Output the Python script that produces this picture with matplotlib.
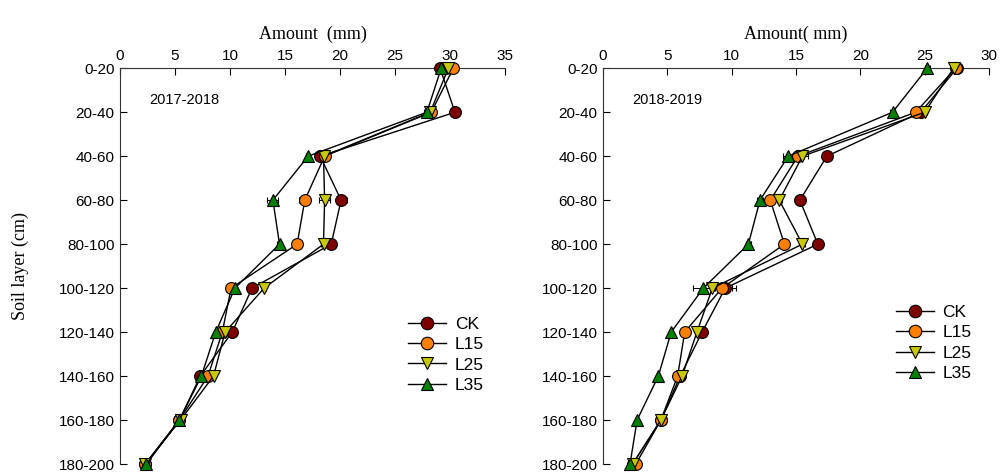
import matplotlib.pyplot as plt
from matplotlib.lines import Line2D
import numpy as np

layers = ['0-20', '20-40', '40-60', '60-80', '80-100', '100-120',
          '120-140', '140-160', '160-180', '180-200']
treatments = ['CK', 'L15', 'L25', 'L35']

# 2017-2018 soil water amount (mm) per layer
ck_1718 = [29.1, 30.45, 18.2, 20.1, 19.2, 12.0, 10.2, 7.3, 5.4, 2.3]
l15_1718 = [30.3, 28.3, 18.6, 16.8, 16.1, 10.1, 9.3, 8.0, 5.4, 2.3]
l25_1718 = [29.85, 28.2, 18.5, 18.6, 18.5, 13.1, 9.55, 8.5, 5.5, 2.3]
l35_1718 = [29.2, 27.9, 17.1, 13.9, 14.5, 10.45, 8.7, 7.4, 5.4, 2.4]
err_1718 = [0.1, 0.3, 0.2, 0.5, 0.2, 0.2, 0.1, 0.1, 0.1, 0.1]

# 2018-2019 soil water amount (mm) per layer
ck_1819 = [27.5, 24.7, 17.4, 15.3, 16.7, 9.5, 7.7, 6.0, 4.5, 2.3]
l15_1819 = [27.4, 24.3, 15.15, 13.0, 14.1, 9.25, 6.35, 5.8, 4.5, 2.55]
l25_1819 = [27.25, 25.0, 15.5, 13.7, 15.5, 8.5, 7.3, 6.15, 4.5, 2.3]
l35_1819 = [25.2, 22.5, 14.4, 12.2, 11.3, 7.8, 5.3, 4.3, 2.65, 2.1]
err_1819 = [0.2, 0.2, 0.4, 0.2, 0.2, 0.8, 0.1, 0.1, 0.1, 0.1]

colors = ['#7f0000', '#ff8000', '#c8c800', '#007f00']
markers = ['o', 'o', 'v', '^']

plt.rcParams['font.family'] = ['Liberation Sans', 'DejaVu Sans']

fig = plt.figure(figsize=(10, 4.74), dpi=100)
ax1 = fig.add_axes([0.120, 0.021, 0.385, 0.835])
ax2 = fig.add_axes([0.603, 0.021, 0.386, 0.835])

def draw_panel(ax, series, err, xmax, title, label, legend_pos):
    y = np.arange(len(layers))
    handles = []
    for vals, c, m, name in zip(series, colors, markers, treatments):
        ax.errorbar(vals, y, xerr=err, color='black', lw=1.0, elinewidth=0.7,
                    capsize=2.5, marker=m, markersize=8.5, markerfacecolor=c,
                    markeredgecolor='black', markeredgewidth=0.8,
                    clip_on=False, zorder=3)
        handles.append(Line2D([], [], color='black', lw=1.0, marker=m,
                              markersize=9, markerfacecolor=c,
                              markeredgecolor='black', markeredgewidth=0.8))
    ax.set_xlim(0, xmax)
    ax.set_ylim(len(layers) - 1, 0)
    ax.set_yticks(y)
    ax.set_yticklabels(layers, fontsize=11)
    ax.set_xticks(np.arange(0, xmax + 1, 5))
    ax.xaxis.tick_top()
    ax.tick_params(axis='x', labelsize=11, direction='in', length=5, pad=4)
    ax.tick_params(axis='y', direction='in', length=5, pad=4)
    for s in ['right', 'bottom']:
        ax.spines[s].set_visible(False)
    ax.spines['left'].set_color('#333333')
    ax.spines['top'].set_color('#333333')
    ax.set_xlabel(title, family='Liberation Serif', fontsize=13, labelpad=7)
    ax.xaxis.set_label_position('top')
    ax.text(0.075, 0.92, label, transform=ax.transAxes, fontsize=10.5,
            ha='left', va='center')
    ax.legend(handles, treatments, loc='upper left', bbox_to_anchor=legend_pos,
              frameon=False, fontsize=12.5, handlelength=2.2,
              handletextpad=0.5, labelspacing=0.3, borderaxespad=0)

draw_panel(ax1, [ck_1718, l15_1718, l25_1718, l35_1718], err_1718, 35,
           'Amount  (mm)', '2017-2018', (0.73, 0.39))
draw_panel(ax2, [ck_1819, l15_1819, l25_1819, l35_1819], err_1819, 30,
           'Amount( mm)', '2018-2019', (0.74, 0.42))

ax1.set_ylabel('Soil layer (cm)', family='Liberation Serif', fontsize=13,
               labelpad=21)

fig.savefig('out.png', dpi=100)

**Objective**
Determine how many lines in the listing above hold the string "matplotlib", then write only the number.

**Output**
3